§ **INSTRUCTIONS FOR THE TASK**: Your task is to reproduce, verbatim and without pictures, the lines from the opening of the listing through the line containing "const yLabel = 'frame size [byte]'".

§ **DATA EXTRACT**:
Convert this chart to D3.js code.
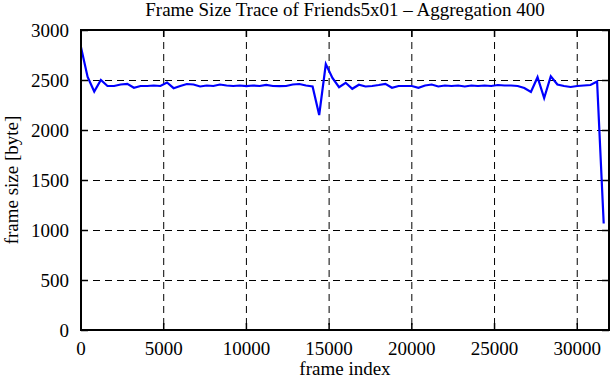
<!DOCTYPE html>
<html>
<head>
<meta charset="utf-8">
<script src="https://cdn.jsdelivr.net/npm/d3@7"></script>
<style>
	body { margin: 0; background: #fff; }
	svg { display: block; }
	text { font-family: 'Liberation Serif', 'DejaVu Serif', serif; fill: #000; }
	.grid line { stroke: #000; stroke-width: 1; stroke-dasharray: 7,5; }
	.tick-mark { stroke: #000; stroke-width: 1.5; }
</style>
</head>
<body>
<div class="chart"></div>
<script>
const title = 'Frame Size Trace of Friends5x01 \u2013 Aggregation 400'
const xLabel = 'frame index'
const yLabel = 'frame size [byte]'

// one point per 400 aggregated frames, starting at frame 0
const aggregation = 400
const frameSizes = [
	2828, 2530, 2385, 2500, 2440, 2440, 2455, 2462, 2422, 2440,
	2440, 2445, 2440, 2475, 2418, 2440, 2460, 2455, 2435, 2445,
	2440, 2455, 2445, 2440, 2445, 2438, 2445, 2440, 2452, 2440,
	2438, 2440, 2455, 2460, 2445, 2435, 2150, 2660, 2520, 2428,
	2472, 2412, 2452, 2435, 2440, 2450, 2462, 2422, 2440, 2440,
	2440, 2422, 2445, 2455, 2435, 2445, 2440, 2445, 2435, 2445,
	2440, 2445, 2440, 2450, 2445, 2445, 2440, 2420, 2380, 2528,
	2320, 2538, 2455, 2440, 2430, 2440, 2445, 2450, 2485, 1065
]
const xTicks = [0, 5000, 10000, 15000, 20000, 25000, 30000]
const yTicks = [0, 500, 1000, 1500, 2000, 2500, 3000]
const xMax = 31920
const yMax = 3000

const width = 611
const height = 380
const plot = { left: 81, right: 609, top: 30, bottom: 330 }
const tickLen = 7
const fontSize = 19

const data = frameSizes.map((v, i) => ({ frame: i * aggregation, size: v }))

const scaleX = d3.scaleLinear()
	.domain([0, xMax])
	.range([plot.left, plot.right])

const scaleY = d3.scaleLinear()
	.domain([0, yMax])
	.range([plot.bottom, plot.top])

const svg = d3.select('.chart')
	.append('svg')
	.attr('width', width)
	.attr('height', height)

// dashed grid
const grid = svg.append('g').attr('class', 'grid')

grid.selectAll('.gx')
	.data(xTicks.filter(d => d > 0))
	.enter().append('line')
		.attr('x1', scaleX)
		.attr('x2', scaleX)
		.attr('y1', plot.top)
		.attr('y2', plot.bottom)

grid.selectAll('.gy')
	.data(yTicks.filter(d => d > 0 && d < yMax))
	.enter().append('line')
		.attr('x1', plot.left)
		.attr('x2', plot.right)
		.attr('y1', d => Math.round(scaleY(d)) + 0.5)
		.attr('y2', d => Math.round(scaleY(d)) + 0.5)

// inward ticks on all four sides
const ticks = svg.append('g')

xTicks.forEach(d => {
	ticks.append('line').attr('class', 'tick-mark')
		.attr('x1', scaleX(d)).attr('x2', scaleX(d))
		.attr('y1', plot.bottom).attr('y2', plot.bottom - tickLen)
	ticks.append('line').attr('class', 'tick-mark')
		.attr('x1', scaleX(d)).attr('x2', scaleX(d))
		.attr('y1', plot.top).attr('y2', plot.top + tickLen)
})

yTicks.forEach(d => {
	const y = Math.round(scaleY(d)) + 0.5
	ticks.append('line').attr('class', 'tick-mark')
		.attr('x1', plot.left).attr('x2', plot.left + tickLen)
		.attr('y1', y).attr('y2', y)
	ticks.append('line').attr('class', 'tick-mark')
		.attr('x1', plot.right).attr('x2', plot.right - tickLen)
		.attr('y1', y).attr('y2', y)
})

// trace
const line = d3.line()
	.x(d => scaleX(d.frame))
	.y(d => scaleY(d.size))

svg.append('path')
	.datum(data)
	.attr('d', line)
	.attr('fill', 'none')
	.attr('stroke', '#0000ff')
	.attr('stroke-width', 2.2)
	.attr('stroke-linejoin', 'miter')

// frame
svg.append('rect')
	.attr('x', plot.left)
	.attr('y', plot.top)
	.attr('width', plot.right - plot.left)
	.attr('height', plot.bottom - plot.top)
	.attr('fill', 'none')
	.attr('stroke', '#000')
	.attr('stroke-width', 2)

// tick labels
svg.append('g')
	.selectAll('text')
	.data(xTicks)
	.enter().append('text')
		.attr('x', scaleX)
		.attr('y', 355)
		.attr('text-anchor', 'middle')
		.attr('font-size', fontSize)
		.text(d => d)

svg.append('g')
	.selectAll('text')
	.data(yTicks)
	.enter().append('text')
		.attr('x', 69)
		.attr('y', d => scaleY(d) + 6.5)
		.attr('text-anchor', 'end')
		.attr('font-size', fontSize)
		.text(d => d)

// titles
svg.append('text')
	.attr('x', (plot.left + plot.right) / 2)
	.attr('y', 16)
	.attr('text-anchor', 'middle')
	.attr('font-size', fontSize)
	.text(title)

svg.append('text')
	.attr('x', (plot.left + plot.right) / 2)
	.attr('y', 375)
	.attr('text-anchor', 'middle')
	.attr('font-size', fontSize)
	.text(xLabel)

svg.append('text')
	.attr('transform', `translate(18, ${(plot.top + plot.bottom) / 2}) rotate(-90)`)
	.attr('text-anchor', 'middle')
	.attr('font-size', fontSize)
	.text(yLabel)
</script>
</body>
</html>
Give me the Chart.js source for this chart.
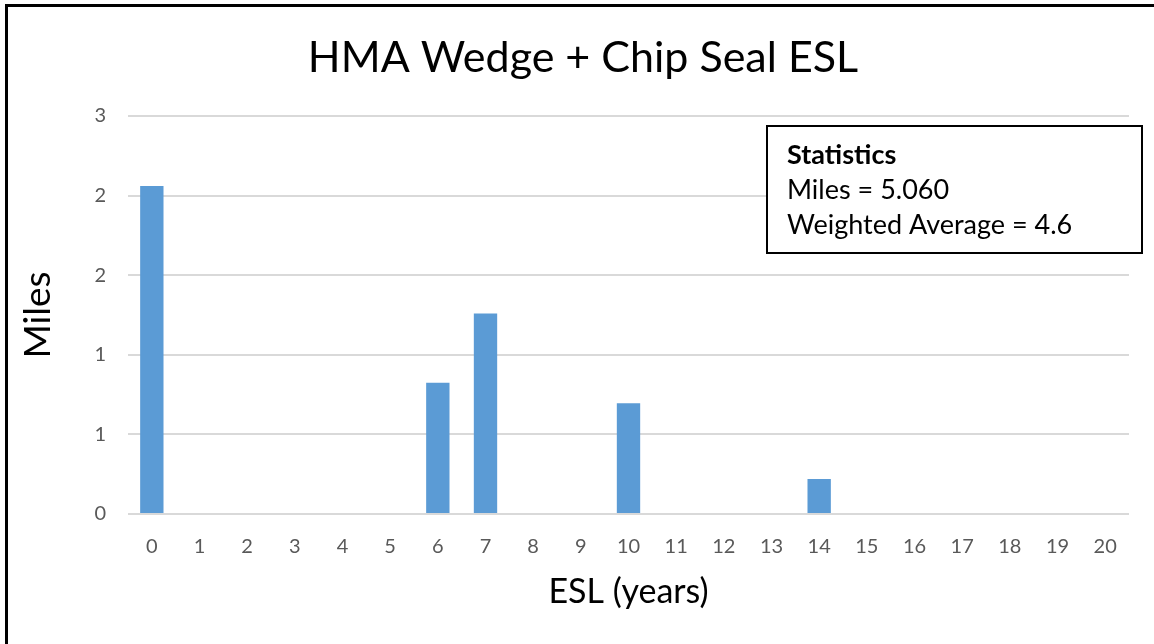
<!DOCTYPE html>
<html>
<head>
<meta charset="utf-8">
<script src="https://cdn.jsdelivr.net/npm/chart.js@4.4.1/dist/chart.umd.min.js"></script>
<style>
    html, body { margin: 0; padding: 0; background: #fff; overflow: hidden; }
    #wrap { position: relative; width: 1154px; height: 644px; }
    #frame {
        position: absolute; left: 5px; top: 4px; width: 1200px; height: 700px;
        border-top: 3px solid #000; border-left: 3px solid #000; pointer-events: none;
    }
</style>
</head>
<body>
<div id="wrap">
    <canvas id="eslChart" width="1154" height="644"></canvas>
    <div id="frame"></div>
</div>
<script>
// Chart data
const eslYears = ['0', '1', '2', '3', '4', '5', '6', '7', '8', '9', '10',
    '11', '12', '13', '14', '15', '16', '17', '18', '19', '20'];
const miles = [2.06, 0, 0, 0, 0, 0, 0.825, 1.26, 0, 0, 0.695,
    0, 0, 0, 0.22, 0, 0, 0, 0, 0, 0];
const chartTitle = 'HMA Wedge + Chip Seal ESL';
const statsLines = ['Statistics', 'Miles = 5.060', 'Weighted Average = 4.6'];

const FONT = 'Lato, "Open Sans", sans-serif';

// Title and statistics text box
const overlay = {
    id: 'overlay',
    afterDraw(chart) {
        const ctx = chart.ctx;
        ctx.save();
        // title
        ctx.fillStyle = '#000';
        ctx.textAlign = 'center';
        ctx.textBaseline = 'middle';
        ctx.font = '43px ' + FONT;
        ctx.fillText(chartTitle, 583, 58);

        // statistics box
        ctx.fillStyle = '#fff';
        ctx.fillRect(767, 126, 375, 127);
        ctx.strokeStyle = '#000';
        ctx.lineWidth = 2;
        ctx.strokeRect(767, 126, 375, 127);
        ctx.fillStyle = '#000';
        ctx.textAlign = 'left';
        const ys = [155, 190, 225];
        statsLines.forEach((line, i) => {
            ctx.font = (i === 0 ? 'bold ' : '') + '27px ' + FONT;
            ctx.fillText(line, 787, ys[i]);
        });
        ctx.restore();
    }
};

new Chart(document.getElementById('eslChart'), {
    type: 'bar',
    data: {
        labels: eslYears,
        datasets: [{
            label: 'Miles',
            data: miles,
            backgroundColor: '#5B9BD5',
            borderWidth: 0,
            categoryPercentage: 1,
            barPercentage: 0.49
        }]
    },
    options: {
        responsive: false,
        animation: false,
        layout: { padding: { top: 116, right: 25, bottom: 0, left: 0 } },
        plugins: {
            legend: { display: false },
            tooltip: { enabled: false },
            title: { display: false }
        },
        scales: {
            x: {
                grid: { display: false },
                border: { display: false },
                ticks: { color: '#595959', font: { family: FONT, size: 20 }, padding: 13, maxRotation: 0, autoSkip: false },
                title: {
                    display: true,
                    text: 'ESL (years)',
                    color: '#000',
                    font: { family: FONT, size: 34, lineHeight: 1.2 },
                    padding: { top: 0, bottom: 32 }
                },
                afterFit(scale) { scale.height = 130; }
            },
            y: {
                min: 0,
                max: 2.5,
                grid: { color: '#D9D9D9', lineWidth: 2, drawTicks: false },
                border: { display: false },
                ticks: {
                    stepSize: 0.5,
                    color: '#595959',
                    font: { family: FONT, size: 20 },
                    padding: 22,
                    callback: (v) => Math.round(v)
                },
                title: {
                    display: true,
                    text: 'Miles',
                    color: '#000',
                    font: { family: FONT, size: 37, lineHeight: 1.2 },
                    padding: { top: 16, bottom: 0 }
                },
                afterFit(scale) { scale.width = 128; }
            }
        }
    },
    plugins: [overlay]
});
</script>
</body>
</html>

§ **SOLVED PROBLEM**:
Convert this chart to D3.js code.
<!DOCTYPE html>
<html>
<head>
<meta charset="utf-8">
<script src="https://cdn.jsdelivr.net/npm/d3@7"></script>
<style>
	body { margin: 0; background: #fff; }
	svg { display: block; }
	text { font-family: 'Liberation Serif', 'DejaVu Serif', serif; fill: #000; }
	.grid line { stroke: #000; stroke-width: 1; stroke-dasharray: 7,5; }
	.tick-mark { stroke: #000; stroke-width: 1.5; }
</style>
</head>
<body>
<div class="chart"></div>
<script>
const title = 'Frame Size Trace of Friends5x01 \u2013 Aggregation 400'
const xLabel = 'frame index'
const yLabel = 'frame size [byte]'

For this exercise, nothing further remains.